A few years ago, a new TV Series was making its way through US Television. “Undercover Boss” The premises of the show was, that the C-Officer of a company would go into the day to day work of the employees to discover the inner workings of the company. Hilarity ensured. However, the more profound message was, that the officers had no idea, what was happening within their companies. Consequently, the coffee chain president was surprised, that they served more than one type of beans and Airline CEO discovering, that pay cuts have an impact on workers life. Here are my thoughts on the disconnect between workers and bosses.
The Echo Chamber
When sitting in a board room or corporate office, there are often very similar people around you. Senior Management who spend long hours in the office or on the road. People who are very good at understanding the meaning of the various numbers. However, the bigger the company, the less likely have these people seen any of the day-to-day operations within the last ten years.
This disconnect between the workers and the top management creates a disconnect, which leads large corporations and even some midsize companies to focus exclusively on shareholder value. After all, dividends and stock growth are hard numbers, and employee satisfaction is a lot more fuzzy to understand.
The advancement of professional officers in many fields has only widened the disconnect between “the once up there” and the workers. After all, if a CEO can announce, that everyone, including him, gets a 10% pay cut, it is hard to sympathize with his remainder of 270 million if you are on the minimum wage.
Getting an inside into the day to day work of your employees and having an ear for your problem, will give most of us a new perspective. Even if it is just for a day or two a year, flipping burgers instead of numbers might bring us closer to the average employees, as long as we are willing to listen.
Leading by Example
The best motivator for employees and peers is a Leader who is setting examples. Nothing is more inspiring than someone to emulate. However, without understanding the day to day operations of the company, it becomes difficult to establish precedence relevant throughout the ranks.
Worse yet, if you do not practice what you preach, you will stand there as a hypocrite without any inbuild authority. We all remember the stories of the bankrupt retailers, Sears and Toys’R’Us, who paid millions of “consulting fees” to their owners’ companies, while effectively cutting their employees wages and benefits.
Only if you show the devotion and hard-working spirits, you expect anyone else to have, will workers genuinely feel part of the company. If we stay at compensation, even four years later, Dan Price[https://www.theguardian.com/society/2015/nov/29/future-of-work-dan-price-gravity-ceo-cut-own-pay-to-give-staff-increased-minum-wage], the Seattle CEO who cut his pay to raise his workers’ wages is still a household name in Seattle Business circles. While undoubtedly useful from a marketing standpoint, it was probably the single best employee retention strategy out there. Suddenly, the employees were not lead by someone who couldn’t understand their financial situation, but by someone living on the same wage as them.
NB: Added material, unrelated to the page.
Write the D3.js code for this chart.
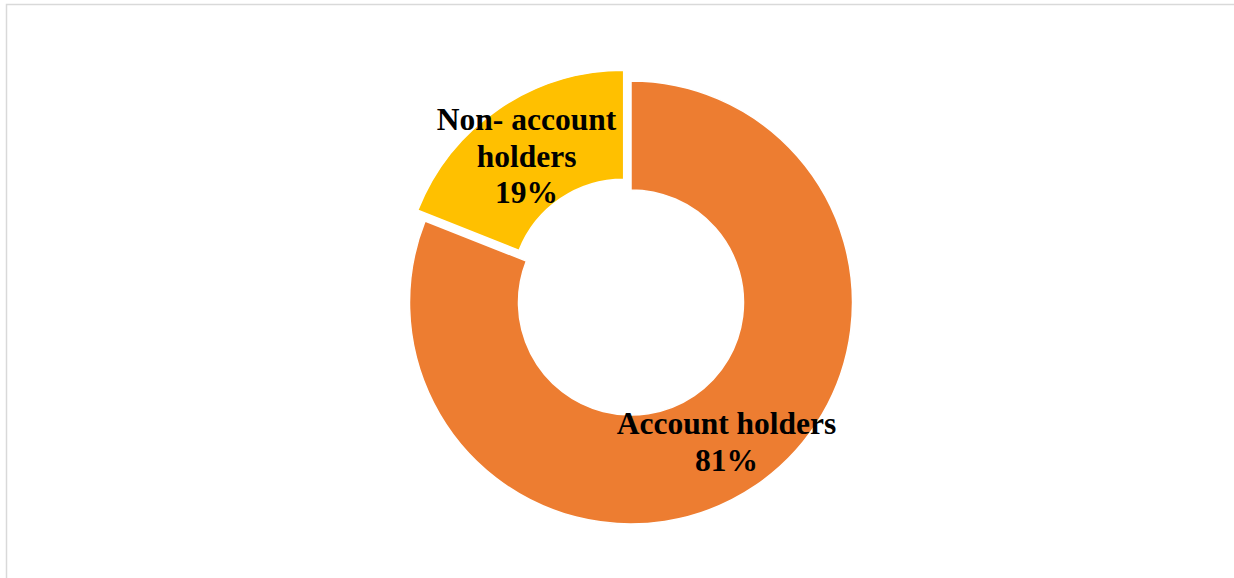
<!DOCTYPE html>
<html>
<head>
<meta charset="utf-8">
<script src="https://cdn.jsdelivr.net/npm/d3@7"></script>
<style>
  html, body { margin: 0; padding: 0; background: #fff; }
  svg { display: block; }
  text { font-family: "Liberation Serif", "Times New Roman", serif; font-weight: bold; fill: #000; }
</style>
</head>
<body>
<svg id="chart" width="1234" height="578"></svg>
<script>
// Share of respondents with and without an account
const categories = ["Account holders", "Non- account holders"];
const shares = [81, 19];
const colors = ["#ED7D31", "#FFC000"];
const labelLines = [["Account holders", "81%"], ["Non- account", "holders", "19%"]];

const width = 1234, height = 578;
const cx = 631, cy = 302.5;
const outerR = 221.5, innerR = 112.5;

const svg = d3.select("#chart");

// Frame
svg.append("rect")
  .attr("x", 6.5).attr("y", 4.5)
  .attr("width", width).attr("height", height)
  .attr("fill", "none")
  .attr("stroke", "#d9d9d9")
  .attr("stroke-width", 1.5);

const data = categories.map((c, i) => ({ name: c, value: shares[i], color: colors[i], lines: labelLines[i] }));

// Start from 12 o'clock going clockwise; the small slice ends at 12 o'clock
const pie = d3.pie().value(d => d.value).sort(null)
  .startAngle(0).endAngle(2 * Math.PI);
const arcs = pie(data);

const arc = d3.arc().innerRadius(innerR).outerRadius(outerR);

const g = svg.append("g").attr("transform", `translate(${cx},${cy})`);

// Exploded offset for the second slice
const explode = [0, 13];

g.selectAll("path.slice")
  .data(arcs)
  .join("path")
  .attr("class", "slice")
  .attr("d", arc)
  .attr("fill", d => d.data.color)
  .attr("stroke", "#fff")
  .attr("stroke-width", 1.5)
  .attr("transform", (d, i) => {
    const mid = (d.startAngle + d.endAngle) / 2;
    const off = explode[i];
    return `translate(${off * Math.sin(mid)},${-off * Math.cos(mid)})`;
  });

// Labels (first-line baseline offsets from the centre)
const labelPos = [[95.5, 131.5], [-104.5, -172.5]];
const lineH = 36.5;
data.forEach((d, i) => {
  const t = g.append("text")
    .attr("text-anchor", "middle")
    .attr("font-size", 31.5)
    .attr("x", labelPos[i][0])
    .attr("y", labelPos[i][1]);
  d.lines.forEach((ln, j) => {
    t.append("tspan")
      .attr("x", labelPos[i][0])
      .attr("y", labelPos[i][1] + j * lineH)
      .text(ln);
  });
});
</script>
</body>
</html>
While he undoubtedly went beyond, what most employees would expect of their CEO, it nevertheless can serve as a real example the next time a board is debating cuts to compensations or work ethics.
Conclusion
Leading by Example and understanding the lives of your staff are two of the most significant changes we can implement in senior management. Unless we are ready to embrace a culture of understanding, we will only foster the us-vs.-them Mentality, prevalent in so many large companies today. Even small businesses and startups might run into the issue when CEOs and founders focus exclusively on venture capital instead of on their business.